The rationale, according to PFRDA, is that India's increasing life expectancy (now averaging 72 years) means retirement savings need to generate returns for 15-20 years post-retirement, not just until retirement. Forcing subscribers into lower-return asset classes at age 50 was undermining long-term corpus adequacy.
Impact on Retirement Corpus
The impact is substantial for subscribers in their 50s. A 50-year-old NPS subscriber contributing 50,000 per month with the previous age-graded cap would accumulate approximately 1.8 crore by age 60, assuming 10% equity returns and 7% bond returns. Under the new flat 75% equity allocation, the same subscriber could potentially accumulate 2.05 crore, a difference of nearly 25 lakh, solely from maintaining higher equity exposure in the final decade.
However, PFRDA has added a mandatory risk acknowledgement form for subscribers above 55 who wish to maintain equity allocation above 60%. This ensures informed consent about the short-term volatility risk.
What Subscribers Should Do
If you are an NPS subscriber under Active Choice and are above 50, log into your NPS account on the CRA portal and review your current asset allocation.

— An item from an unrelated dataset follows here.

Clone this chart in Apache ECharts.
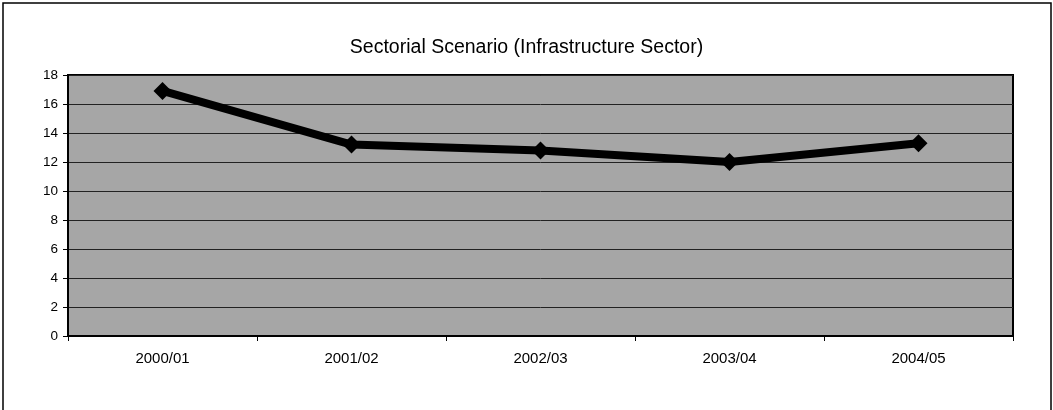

If your equity allocation has been automatically reduced by the previous age-graded formula, you can now increase it back to 75%. This change does not apply to Auto Choice (lifecycle funds), which continue to follow their predefined glide paths.
For new NPS subscribers, the Active Choice with high equity allocation remains the recommended approach for those with more than 10 years to retirement and a reasonable understanding of market volatility.